Directions — Nothing after the line with "from bokeh.resources import INLINE" belongs in the copy; extract the lines below from the top through that line, pictures left out.

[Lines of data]
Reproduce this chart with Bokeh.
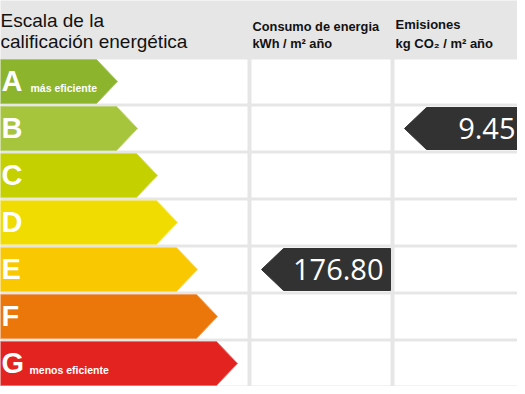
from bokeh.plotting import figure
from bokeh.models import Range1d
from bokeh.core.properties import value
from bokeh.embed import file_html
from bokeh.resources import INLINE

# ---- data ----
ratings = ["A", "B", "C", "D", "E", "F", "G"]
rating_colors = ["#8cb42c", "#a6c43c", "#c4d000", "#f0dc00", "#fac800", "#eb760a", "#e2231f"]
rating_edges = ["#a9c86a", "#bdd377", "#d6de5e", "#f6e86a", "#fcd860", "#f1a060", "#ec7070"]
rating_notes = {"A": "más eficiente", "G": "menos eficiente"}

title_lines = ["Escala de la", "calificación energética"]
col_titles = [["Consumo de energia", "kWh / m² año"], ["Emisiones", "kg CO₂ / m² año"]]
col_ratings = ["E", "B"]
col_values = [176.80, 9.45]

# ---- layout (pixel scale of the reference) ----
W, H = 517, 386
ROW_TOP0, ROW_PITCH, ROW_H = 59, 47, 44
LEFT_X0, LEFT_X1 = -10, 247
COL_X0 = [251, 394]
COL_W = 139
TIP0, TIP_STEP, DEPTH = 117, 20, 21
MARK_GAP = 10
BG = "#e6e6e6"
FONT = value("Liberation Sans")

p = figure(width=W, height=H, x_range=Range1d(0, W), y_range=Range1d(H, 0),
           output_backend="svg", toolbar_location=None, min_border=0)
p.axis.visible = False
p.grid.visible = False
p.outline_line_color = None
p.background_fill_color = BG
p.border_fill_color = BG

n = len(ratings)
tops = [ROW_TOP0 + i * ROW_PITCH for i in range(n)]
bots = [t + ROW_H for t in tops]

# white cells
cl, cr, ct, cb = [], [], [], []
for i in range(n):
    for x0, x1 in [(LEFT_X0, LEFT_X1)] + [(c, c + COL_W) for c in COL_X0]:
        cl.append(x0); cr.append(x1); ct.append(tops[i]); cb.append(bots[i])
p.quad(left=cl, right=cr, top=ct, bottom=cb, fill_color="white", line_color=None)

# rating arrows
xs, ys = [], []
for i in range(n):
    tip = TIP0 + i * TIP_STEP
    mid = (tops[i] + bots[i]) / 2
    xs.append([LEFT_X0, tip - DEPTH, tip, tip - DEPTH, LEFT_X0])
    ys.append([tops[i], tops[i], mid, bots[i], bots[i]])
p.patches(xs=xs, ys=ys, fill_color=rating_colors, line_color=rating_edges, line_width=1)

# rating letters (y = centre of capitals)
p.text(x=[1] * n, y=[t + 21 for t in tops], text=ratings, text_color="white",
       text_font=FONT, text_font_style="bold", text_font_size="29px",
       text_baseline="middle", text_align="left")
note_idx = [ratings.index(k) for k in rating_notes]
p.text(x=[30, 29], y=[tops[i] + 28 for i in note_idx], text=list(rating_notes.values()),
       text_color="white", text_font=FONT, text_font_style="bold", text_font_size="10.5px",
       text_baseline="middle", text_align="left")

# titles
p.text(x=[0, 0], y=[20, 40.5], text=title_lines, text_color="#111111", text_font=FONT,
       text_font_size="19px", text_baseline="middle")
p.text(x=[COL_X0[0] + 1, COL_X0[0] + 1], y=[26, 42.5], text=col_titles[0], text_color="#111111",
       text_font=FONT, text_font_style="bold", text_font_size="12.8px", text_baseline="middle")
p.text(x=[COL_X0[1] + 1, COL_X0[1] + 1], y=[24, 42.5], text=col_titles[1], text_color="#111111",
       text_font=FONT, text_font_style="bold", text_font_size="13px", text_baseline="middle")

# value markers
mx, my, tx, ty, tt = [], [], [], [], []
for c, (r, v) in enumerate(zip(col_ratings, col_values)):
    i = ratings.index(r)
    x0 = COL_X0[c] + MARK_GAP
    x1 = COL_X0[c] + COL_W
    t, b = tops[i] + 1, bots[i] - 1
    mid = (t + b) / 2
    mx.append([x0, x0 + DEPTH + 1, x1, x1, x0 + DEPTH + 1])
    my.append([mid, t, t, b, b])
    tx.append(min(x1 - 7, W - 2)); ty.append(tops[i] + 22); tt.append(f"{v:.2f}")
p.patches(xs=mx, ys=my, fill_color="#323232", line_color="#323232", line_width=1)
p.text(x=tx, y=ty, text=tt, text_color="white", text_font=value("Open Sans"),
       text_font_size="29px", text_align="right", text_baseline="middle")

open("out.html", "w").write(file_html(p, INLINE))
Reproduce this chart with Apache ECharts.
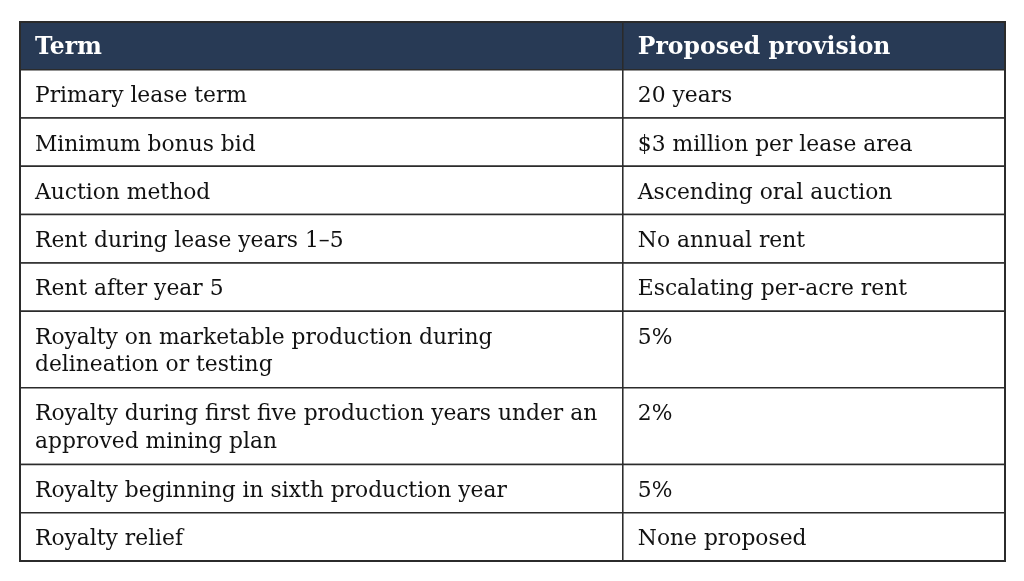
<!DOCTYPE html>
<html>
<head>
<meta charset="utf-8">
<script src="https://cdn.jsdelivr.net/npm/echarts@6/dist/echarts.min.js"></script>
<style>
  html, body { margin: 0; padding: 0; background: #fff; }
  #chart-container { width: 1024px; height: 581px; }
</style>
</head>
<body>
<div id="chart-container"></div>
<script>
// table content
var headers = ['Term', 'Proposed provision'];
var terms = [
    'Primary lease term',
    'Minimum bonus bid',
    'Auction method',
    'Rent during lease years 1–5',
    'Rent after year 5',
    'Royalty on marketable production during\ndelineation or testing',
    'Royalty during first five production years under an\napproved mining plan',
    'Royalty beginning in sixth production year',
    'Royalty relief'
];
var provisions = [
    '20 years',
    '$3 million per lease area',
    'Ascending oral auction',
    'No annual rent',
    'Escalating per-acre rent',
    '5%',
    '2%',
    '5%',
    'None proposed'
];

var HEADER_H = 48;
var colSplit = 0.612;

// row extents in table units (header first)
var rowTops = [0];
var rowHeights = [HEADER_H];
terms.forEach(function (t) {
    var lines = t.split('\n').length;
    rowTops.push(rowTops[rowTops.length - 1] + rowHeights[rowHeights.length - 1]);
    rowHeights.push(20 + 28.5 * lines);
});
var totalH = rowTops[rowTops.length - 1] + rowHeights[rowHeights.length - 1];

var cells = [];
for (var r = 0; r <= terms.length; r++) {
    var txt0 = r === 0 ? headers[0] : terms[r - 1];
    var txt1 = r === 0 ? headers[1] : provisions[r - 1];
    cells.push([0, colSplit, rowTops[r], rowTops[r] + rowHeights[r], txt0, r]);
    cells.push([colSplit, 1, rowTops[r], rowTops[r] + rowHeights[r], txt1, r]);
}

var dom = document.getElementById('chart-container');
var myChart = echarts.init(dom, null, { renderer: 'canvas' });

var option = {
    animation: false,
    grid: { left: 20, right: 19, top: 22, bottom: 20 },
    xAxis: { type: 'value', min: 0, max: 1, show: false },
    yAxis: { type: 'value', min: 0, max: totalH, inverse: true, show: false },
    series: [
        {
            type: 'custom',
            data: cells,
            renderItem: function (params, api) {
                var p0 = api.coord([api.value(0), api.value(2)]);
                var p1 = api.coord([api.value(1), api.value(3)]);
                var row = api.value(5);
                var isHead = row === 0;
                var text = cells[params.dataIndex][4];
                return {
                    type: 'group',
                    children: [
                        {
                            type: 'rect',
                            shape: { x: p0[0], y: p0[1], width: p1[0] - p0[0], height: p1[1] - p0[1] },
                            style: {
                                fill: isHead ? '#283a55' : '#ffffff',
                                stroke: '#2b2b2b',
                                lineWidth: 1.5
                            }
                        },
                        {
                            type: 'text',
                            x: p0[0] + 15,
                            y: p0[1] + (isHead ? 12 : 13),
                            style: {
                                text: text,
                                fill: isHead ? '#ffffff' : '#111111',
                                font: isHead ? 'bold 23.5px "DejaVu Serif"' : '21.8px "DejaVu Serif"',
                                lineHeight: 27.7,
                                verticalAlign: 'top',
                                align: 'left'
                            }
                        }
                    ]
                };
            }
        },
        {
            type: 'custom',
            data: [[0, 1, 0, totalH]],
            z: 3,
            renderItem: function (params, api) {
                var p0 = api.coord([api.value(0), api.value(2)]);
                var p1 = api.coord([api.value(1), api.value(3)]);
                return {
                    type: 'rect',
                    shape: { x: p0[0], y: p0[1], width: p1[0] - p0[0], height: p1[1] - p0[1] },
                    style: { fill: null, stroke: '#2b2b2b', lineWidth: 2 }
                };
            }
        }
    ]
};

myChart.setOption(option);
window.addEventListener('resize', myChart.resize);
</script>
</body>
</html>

Written reply —
Reproduce this chart with Bokeh.
from bokeh.plotting import figure
from bokeh.models import Range1d
from bokeh.core.properties import value
from bokeh.embed import file_html
from bokeh.resources import INLINE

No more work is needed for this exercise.